I trained the network and it gives a decent test accuracy of close to ~0.93. The test accuracy is also calculated on the test set which is a set of 32x32 digits.
This is all good. But the problem is the prediction probability is always one. Here is how the output of one of the class looks like:
array([[0.0000000e+00, 0.0000000e+00, 0.0000000e+00, 0.0000000e+00,
1.0000000e+00, 8.5623318e-24, 0.0000000e+00, 0.0000000e+00,
0.0000000e+00, 2.4716297e-28]], dtype=float32)
As could be seen from the output of one of the example, class probability for one of the class is 1
. This is fine for an image which contains the image of the desired class but probaility of 1 happens even when there no mark of number in an image. For example, the following image predicts the class 4
with probability of 1
. In fact the above distribution is for the following image.
Image:
I have not been able to identify the reason for this. I am sharing the code I used to create the CNN.
val_split_length = 10623
num_train_samples = 73257
num_test_samples = 26032
total_classes = 10
model_prefix = "10c"
model = keras.Sequential()
# First Conv. Layer
model.add(keras.layers.Conv2D(filters = 96, kernel_size = (11,11), strides = (4,4), padding = "same", input_shape=(227,227,3)))

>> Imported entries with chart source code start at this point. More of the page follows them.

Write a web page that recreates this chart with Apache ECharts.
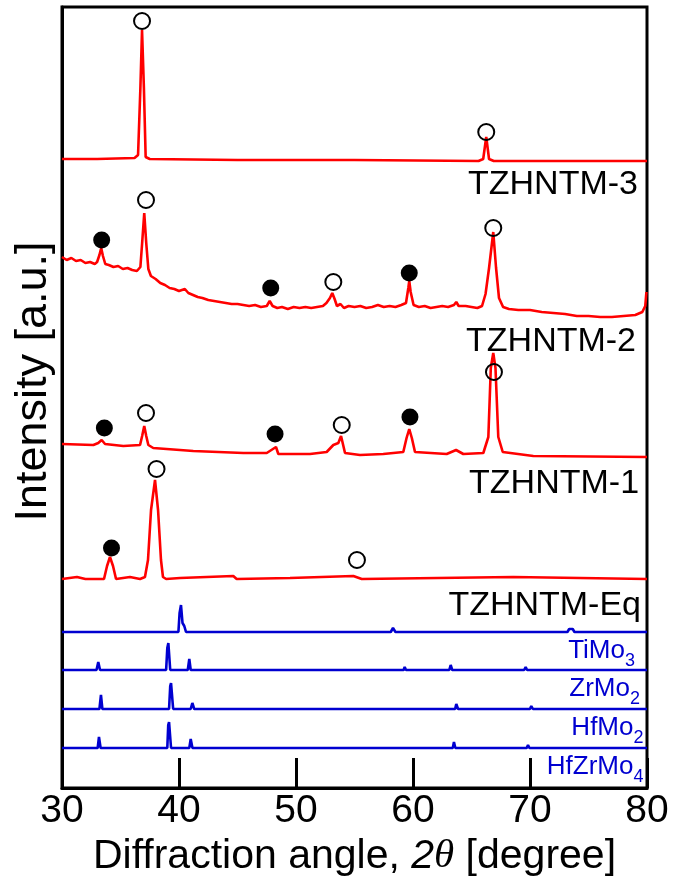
<!DOCTYPE html>
<html>
<head>
<meta charset="utf-8">
<script src="https://cdn.jsdelivr.net/npm/echarts@6/dist/echarts.min.js"></script>
<style>
  html, body { margin: 0; padding: 0; background: #fff; }
  #main { width: 686px; height: 877px; }
</style>
</head>
<body>
<div id="main"></div>
<script>
// 2θ [degree], intensity [a.u.] (patterns already stacked with offsets)
const tzhntm3 = [[30, 629], [33, 629], [36.2, 630], [36.5, 633], [36.7, 700], [36.84, 758], [37.0, 700], [37.15, 631], [37.5, 629], [45, 628], [55, 628], [65.6, 627], [66.0, 629], [66.26, 651], [66.5, 629], [66.9, 627], [75, 627], [80, 627]]

const tzhntm2 = [[30.0, 531], [30.4, 528], [30.8, 530], [31.2, 527], [31.6, 528], [32.0, 525], [32.4, 526], [32.8, 524], [33.0, 526], [33.2, 533], [33.35, 540], [33.5, 532], [33.7, 524], [34.0, 523], [34.4, 521], [34.8, 522], [35.2, 519], [35.6, 520], [36.0, 518], [36.4, 517], [36.7, 521], [36.85, 545], [37.03, 575], [37.2, 545], [37.38, 519], [37.6, 512], [38.0, 509], [38.4, 505], [38.8, 503], [39.2, 500], [39.6, 499], [40.0, 497], [40.5, 499], [40.8, 495], [41.2, 493], [41.6, 491], [42.0, 490], [42.5, 488], [43.0, 487], [43.5, 486], [44.0, 485], [44.5, 484], [45.0, 484], [45.5, 483], [46.0, 482], [46.5, 483], [47.0, 481], [47.5, 482], [47.75, 487], [48.0, 482], [48.4, 480], [48.8, 481], [49.3, 479], [49.8, 481], [50.3, 480], [50.8, 481], [51.3, 480], [51.8, 481], [52.3, 482], [52.6, 485], [52.9, 490], [53.1, 495], [53.3, 489], [53.5, 482], [53.8, 484], [54.1, 480], [54.5, 482], [55.0, 481], [55.5, 482], [56.0, 480], [56.5, 481], [57.0, 483], [57.5, 481], [58.0, 482], [58.5, 481], [59.0, 483], [59.4, 485], [59.6, 500], [59.68, 507], [59.8, 496], [60.05, 483], [60.5, 481], [61.0, 482], [61.5, 480], [62.0, 481], [62.5, 482], [63.0, 481], [63.5, 483], [63.7, 486], [63.9, 482], [64.5, 482], [65.0, 481], [65.5, 480], [65.9, 482], [66.2, 494], [66.5, 520], [66.86, 556], [67.1, 520], [67.35, 490], [67.7, 481], [68.2, 479], [69.0, 478], [70.0, 478], [71.0, 476], [72.0, 475], [73.0, 474], [74.0, 472], [75.0, 472], [76.0, 471], [77.0, 471], [78.0, 472], [79.0, 473], [79.6, 476], [79.85, 482], [79.95, 496]]

const tzhntm1 = [[30, 344], [32.68, 343], [33.1, 345], [33.39, 348], [33.68, 344], [35.24, 342], [36.67, 343], [36.85, 352], [37.03, 362], [37.2, 352], [37.38, 343], [37.8, 340], [41.22, 337], [45.5, 335], [47.5, 335], [48.29, 341], [48.49, 334], [51.2, 334], [52.62, 336], [53.19, 343], [53.62, 345], [53.85, 352], [54.19, 335], [55.47, 333], [57.46, 334], [59.17, 336], [59.45, 350], [59.68, 359], [59.9, 350], [60.17, 336], [62.88, 334], [63.68, 338], [64.3, 334], [66.01, 335], [66.44, 351], [66.65, 420], [66.86, 435], [67.05, 420], [67.29, 351], [67.67, 336], [70.28, 332], [80, 331]]

const tzhntmEq = [[30, 209], [31.28, 211], [32.0, 209], [33.59, 209], [33.85, 222], [34.1, 231], [34.36, 222], [34.62, 209], [35.81, 211], [36.67, 209], [37.09, 211], [37.35, 228], [37.61, 278], [37.95, 308], [38.21, 278], [38.46, 228], [38.63, 211], [38.9, 209], [40.09, 210], [44.64, 212], [44.93, 209], [49.49, 210], [54.9, 212], [55.04, 213], [55.62, 209], [68.57, 211], [80, 209]]

const tiMo3 = [[30, 156], [34.6, 156], [34.68, 158], [34.8, 156], [39.95, 156], [40.05, 175], [40.17, 183], [40.3, 165], [40.45, 162], [40.6, 156], [41.3, 156], [41.37, 158], [41.45, 156], [58.1, 156], [58.29, 160], [58.5, 156], [73.2, 156], [73.35, 159], [73.5, 158], [73.65, 159], [73.8, 156], [80, 156]]

const zrMo2 = [[30, 118], [32.95, 118], [33.1, 126], [33.25, 118], [38.9, 118], [39.0, 140], [39.09, 145], [39.25, 118], [40.75, 118], [40.88, 129], [41.0, 118], [47.6, 118], [47.7, 120], [47.8, 118], [59.2, 118], [59.29, 121], [59.4, 118], [63.1, 118], [63.22, 123], [63.35, 118], [69.5, 118], [69.63, 121], [69.75, 118], [80, 118]]

const hfMo2 = [[30, 79], [33.2, 79], [33.33, 93], [33.45, 79], [39.15, 79], [39.25, 102], [39.32, 105], [39.5, 79], [41.0, 79], [41.14, 85], [41.3, 79], [59.6, 79], [59.71, 81], [59.8, 79], [63.6, 79], [63.7, 84], [63.85, 79], [70.0, 79], [70.11, 82], [70.25, 79], [80, 79]]

const hfZrMo4 = [[30, 40], [33.05, 40], [33.16, 51], [33.3, 40], [39.0, 40], [39.08, 63], [39.15, 66], [39.32, 40], [40.88, 40], [41.0, 49], [41.15, 40], [59.35, 40], [59.43, 42], [59.55, 40], [63.4, 40], [63.5, 46], [63.62, 40], [69.72, 40], [69.83, 43], [69.95, 40], [80, 40]]

// peak markers: ○ and ●
const openMarks = [[36.84, 767], [66.26, 656], [37.18, 588], [53.19, 506], [66.86, 560], [37.18, 375], [53.91, 363], [66.92, 416], [38.08, 319], [55.21, 228]]
const filledMarks = [[33.39, 548], [47.84, 500], [59.68, 515], [33.62, 360], [48.21, 354], [59.74, 371], [34.23, 240]]

// sample names (right edge, centre)
const sampleLabels = [[79.23, 603, 'TZHNTM-3'], [79.06, 446, 'TZHNTM-2'], [79.32, 304, 'TZHNTM-1'], [79.49, 182, 'TZHNTM-Eq']]
const refLabels = [[78.97, 137, '{n|TiMo}{s|3}'], [79.4, 99, '{n|ZrMo}{s|2}'], [79.7, 60, '{n|HfMo}{s|2}'], [79.7, 21, '{n|HfZrMo}{s|4}']]

const xTicks = [30, 40, 50, 60, 70, 80]

const RED = '#ff0000'
const BLUE = '#0000d0'
const FONT = 'Liberation Sans, Arial, sans-serif'

const chart = echarts.init(document.getElementById('main'))

function pattern(data, color) {
    return {
        type: 'line',
        data: data,
        showSymbol: false,
        symbol: 'none',
        z: 2,
        lineStyle: { color: color, width: 2.6 },
    }
}

chart.setOption({
    animation: false,
    textStyle: { fontFamily: FONT },
    grid: {
        left: 62, right: 39, top: 7, bottom: 89,
        outerBoundsMode: 'none',
        show: true, borderColor: '#000', borderWidth: 3,
    },
    xAxis: {
        type: 'value',
        min: xTicks[0],
        max: xTicks[xTicks.length - 1],
        interval: 10,
        axisLine: { lineStyle: { color: '#000', width: 3 } },
        axisTick: { inside: true, length: 30, lineStyle: { color: '#000', width: 3 } },
        axisLabel: { fontSize: 39, color: '#000', margin: 4, fontFamily: FONT },
        splitLine: { show: false },
        name: '{a|Diffraction angle, }{i|2}{t|θ}{a| [degree]}',
        nameLocation: 'middle',
        nameGap: 40,
        nameTextStyle: {
            rich: {
                a: { fontSize: 41, color: '#000', fontFamily: FONT },
                i: { fontSize: 41, color: '#000', fontFamily: FONT, fontStyle: 'italic' },
                t: { fontSize: 41, color: '#000', fontFamily: 'Liberation Serif, serif', fontStyle: 'italic' },
            },
        },
    },
    yAxis: {
        type: 'value',
        min: 0,
        max: 781,
        axisLine: { show: true, lineStyle: { color: '#000', width: 3 } },
        axisTick: { show: false },
        axisLabel: { show: false },
        splitLine: { show: false },
        name: 'Intensity [a.u.]',
        nameLocation: 'middle',
        nameGap: 6,
        nameTextStyle: { fontSize: 45, color: '#000', fontFamily: FONT, padding: [0, 0, 0, 32] },
    },
    series: [
        pattern(tzhntm3, RED),
        pattern(tzhntm2, RED),
        pattern(tzhntm1, RED),
        pattern(tzhntmEq, RED),
        pattern(tiMo3, BLUE),
        pattern(zrMo2, BLUE),
        pattern(hfMo2, BLUE),
        pattern(hfZrMo4, BLUE),
        {
            type: 'scatter',
            data: openMarks,
            symbol: 'circle',
            symbolSize: 16,
            z: 5,
            itemStyle: { color: 'rgba(255,255,255,0)', borderColor: '#000', borderWidth: 2, opacity: 1 },
        },
        {
            type: 'scatter',
            data: filledMarks,
            symbol: 'circle',
            symbolSize: 17,
            z: 5,
            itemStyle: { color: '#000', opacity: 1 },
        },
        {
            type: 'scatter',
            data: sampleLabels,
            symbolSize: 0,
            z: 6,
            itemStyle: { opacity: 1 },
            label: {
                show: true,
                position: 'inside',
                align: 'right',
                verticalAlign: 'middle',
                formatter: p => p.data[2],
                fontSize: 34,
                color: '#000',
                fontFamily: FONT,
            },
        },
        {
            type: 'scatter',
            data: refLabels,
            symbolSize: 0,
            z: 6,
            itemStyle: { opacity: 1 },
            label: {
                show: true,
                position: 'inside',
                align: 'right',
                verticalAlign: 'middle',
                formatter: p => p.data[2],
                rich: {
                    n: { fontSize: 26, color: BLUE, fontFamily: FONT },
                    s: { fontSize: 18, color: BLUE, fontFamily: FONT, padding: [20, 0, 0, 0] },
                },
            },
        },
    ],
})
</script>
</body>
</html>
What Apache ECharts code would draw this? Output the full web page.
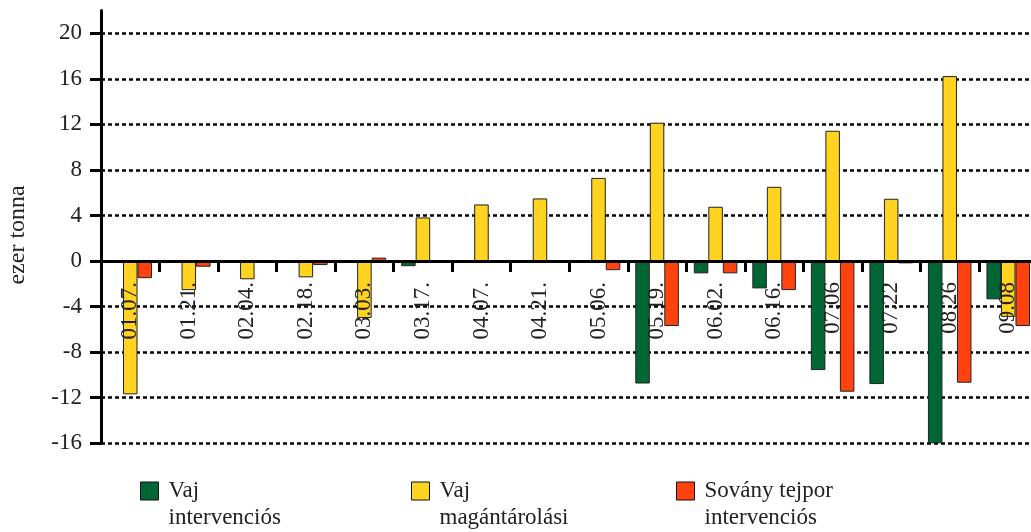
<!DOCTYPE html>
<html>
<head>
<meta charset="utf-8">
<script src="https://cdn.jsdelivr.net/npm/echarts@6/dist/echarts.min.js"></script>
<style>
  html, body { margin: 0; padding: 0; background: #fff; }
  #chart { width: 1031px; height: 532px; }
</style>
</head>
<body>
<div id="chart"></div>
<script>
// dátumok (x tengely)
var categories = ['01.07.', '01.21.', '02.04.', '02.18.', '03.03.', '03.17.', '04.07.', '04.21.',
  '05.06.', '05.19.', '06.02.', '06.16.', '07.06', '07.22', '08.26', '09.08'];
// ezer tonna
var vajIntervencios = [0, 0, 0, 0, 0, -0.45, 0, 0, 0, -10.75, -1.08, -2.4, -9.57, -10.8, -16, -3.36];
var vajMagantarolasi = [-11.7, -2.55, -1.6, -1.43, -5.0, 3.83, 4.97, 5.5, 7.3, 12.15, 4.77, 6.52, 11.44, 5.47, 16.24, -4.9];
var sovanyTejpor = [-1.5, -0.5, 0, -0.35, 0.3, 0, -0.1, -0.15, -0.8, -5.7, -1.08, -2.55, -11.47, -0.2, -10.68, -5.7];
var yTicks = [-16, -12, -8, -4, 0, 4, 8, 12, 16, 20];
var seriesNames = ['Vaj\nintervenciós', 'Vaj\nmagántárolási', 'Sovány tejpor\nintervenciós'];
var colors = ['#006633', '#FFD320', '#FF420E'];

var font = '"Liberation Serif", "DejaVu Serif", serif';
var mChart = echarts.init(document.getElementById('chart'));

// a 0 vonal helye a rácson belül (px) -> az x tengelyt oda toljuk fel
var gridTop = 10.5, gridBottom = 88.7, yMin = -16, yMax = 22;
var plotH = 532 - gridTop - gridBottom;
var zeroShift = plotH * (0 - yMin) / (yMax - yMin);

var legendAt = [140, 411, 676];
var legends = seriesNames.map(function (n, i) {
  return {
    data: [n],
    left: legendAt[i],
    top: 450.5,
    padding: 0,
    icon: 'rect',
    itemWidth: 18,
    itemHeight: 18,
    itemStyle: { borderColor: '#111', borderWidth: 1 },
    formatter: function (name) { return '\n' + name; }, // első sor az ikon mellé
    textStyle: { fontFamily: font, fontSize: 23, color: '#222', lineHeight: 27, padding: [0, 0, 0, 5] }
  };
});

var makeSeries = function (i, values) {
  return {
    name: seriesNames[i],
    type: 'bar',
    data: values,
    barGap: 0,
    barCategoryGap: '25.6%',
    itemStyle: { color: colors[i], borderColor: '#222', borderWidth: 1 }
  };
};

var option = {
  animation: false,
  backgroundColor: '#fff',
  grid: { left: 101, right: -6.5, top: gridTop, bottom: gridBottom, containLabel: false, outerBoundsMode: 'none' },
  legend: legends,
  xAxis: {
    type: 'category',
    data: categories,
    z: 10,
    offset: -zeroShift,
    axisLine: { onZero: false, lineStyle: { color: '#000', width: 3 } },
    axisTick: { show: true, length: 11, lineStyle: { color: '#000', width: 3 } },
    axisLabel: { rotate: 90, margin: 21, interval: 0, fontFamily: font, fontSize: 23, color: '#222' },
    splitLine: { show: false }
  },
  yAxis: {
    type: 'value',
    min: yMin,
    max: yMax,
    name: 'ezer tonna',
    nameLocation: 'middle',
    nameGap: 71,
    nameTextStyle: { fontFamily: font, fontSize: 24, color: '#222', padding: [0, 16, 0, 0] },
    axisLine: { show: true, lineStyle: { color: '#000', width: 3 } },
    axisTick: { show: true, length: 11, customValues: yTicks, lineStyle: { color: '#000', width: 3 } },
    axisLabel: { margin: 19, customValues: yTicks, fontFamily: font, fontSize: 23, color: '#222' },
    splitLine: { show: true, lineStyle: { color: '#000', width: 2.5, type: [4, 3] } }
  },
  series: [
    makeSeries(0, vajIntervencios),
    makeSeries(1, vajMagantarolasi),
    makeSeries(2, sovanyTejpor)
  ]
};
mChart.setOption(option);
</script>
</body>
</html>
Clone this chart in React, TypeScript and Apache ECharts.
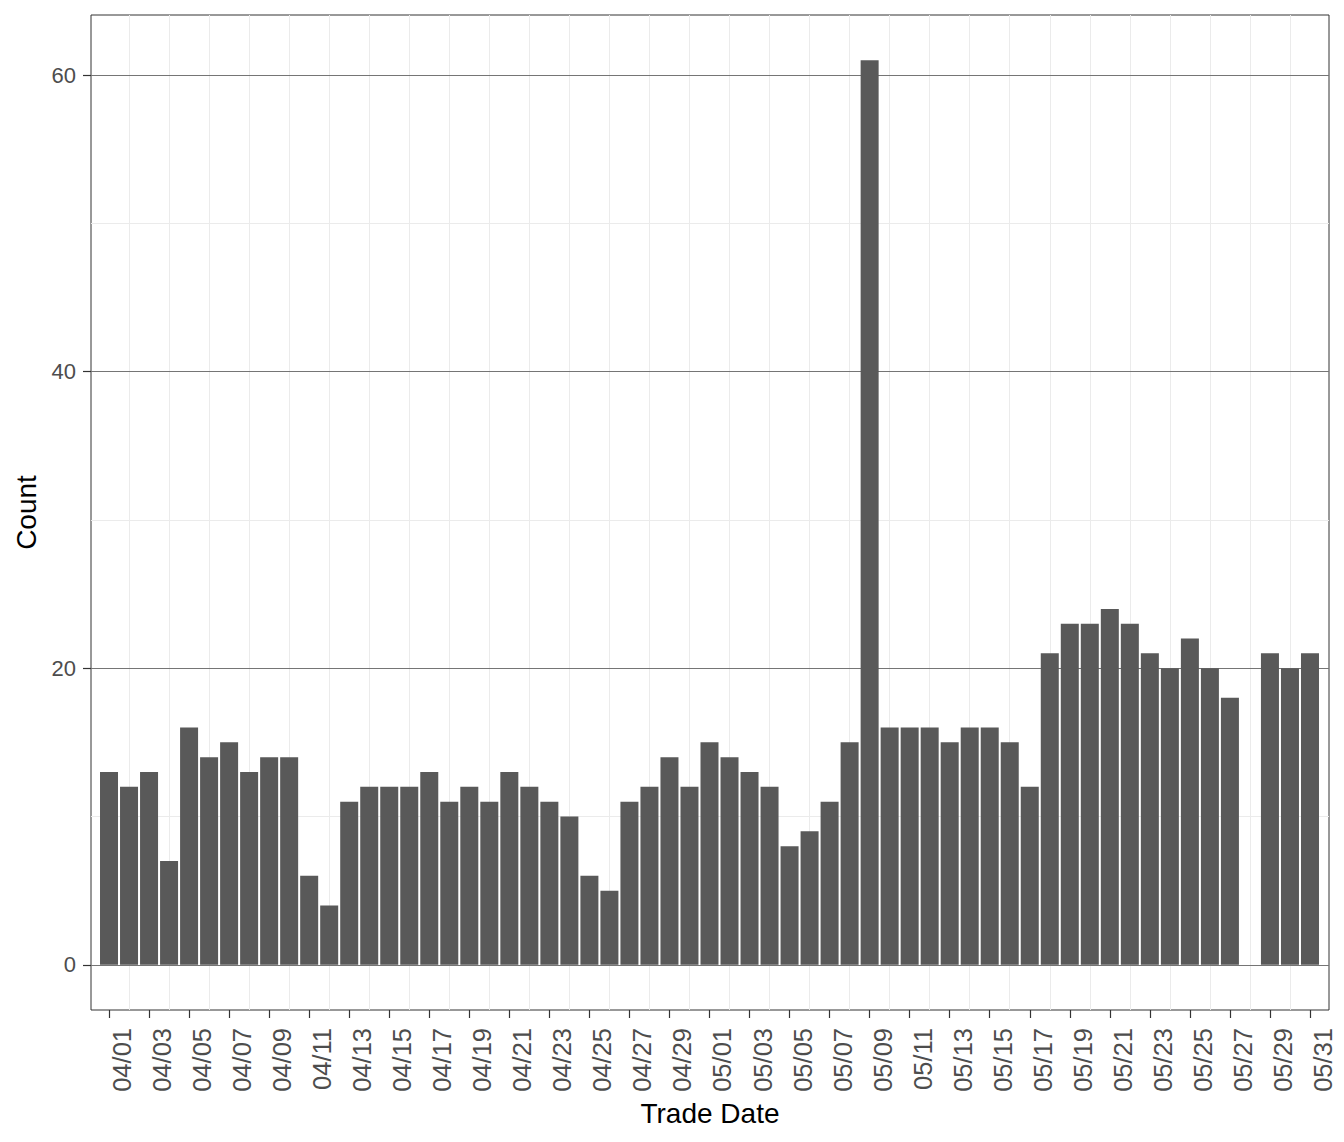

model.add(keras.layers.Activation("relu"))
model.add(keras.layers.BatchNormalization())
model.add(keras.layers.MaxPooling2D(pool_size = (3,3), strides = (2,2), padding="same"))
# ##More Conv. Layers ###
# First Fully Connected Layer
model.add(keras.layers.Flatten())
model.add(keras.layers.Dense(4096))
model.add(keras.layers.Activation("relu"))
model.add(keras.layers.Dropout(0.5))
## More Fully Connected Layers ###
# Third Fully Connected Layer
model.add(keras.layers.Dense(total_classes))
model.add(keras.layers.Activation("softmax"))
train_optimizer_adam = tf.train.AdamOptimizer(learning_rate=1e-3)
train_optimizer_rmsProp = keras.optimizers.RMSprop(lr=0.0001)
#https://keras.io/optimizers/
model.compile(loss="categorical_crossentropy", optimizer=train_optimizer_rmsProp, metrics=['accuracy'])
batch_size = 128 * 3
data_generator = keras.preprocessing.image.ImageDataGenerator(rescale = 1./255)
# https://keras.io/preprocessing/image/#flow_from_directory
train_generator = data_generator.flow_from_directory(
'train',
target_size=(227, 227),
batch_size=batch_size,
color_mode='rgb',
class_mode='categorical',
#save_to_dir="logs"
)
validation_generator = data_generator.flow_from_directory(
'validation',
target_size=(227, 227),
batch_size=batch_size,
color_mode='rgb',
class_mode='categorical')
# https://keras.io/models/model/#fit_generator
history = model.fit_generator(
train_generator,
validation_data = validation_generator,
validation_steps = math.ceil(val_split_length / batch_size),
epochs = 5,
steps_per_epoch = math.ceil(num_train_samples / batch_size),
use_multiprocessing = True,
workers = 8,
callbacks = model_callbacks,
verbose = 2
)
To predict from the model above:
img = cv2.imread("image.png")
img = cv2.resize(img, (227,227))
loaded_model = keras.models.load_model("saved-model-12-0.96.hdf5")
prob = loaded_model.predict_proba(np.expand_dims(img, axis = 0))
print(prob)
What could be the reason that I get a high probability for class that does not exist anywhere in the image? I understand that the model will predict something, but why is the probability so high?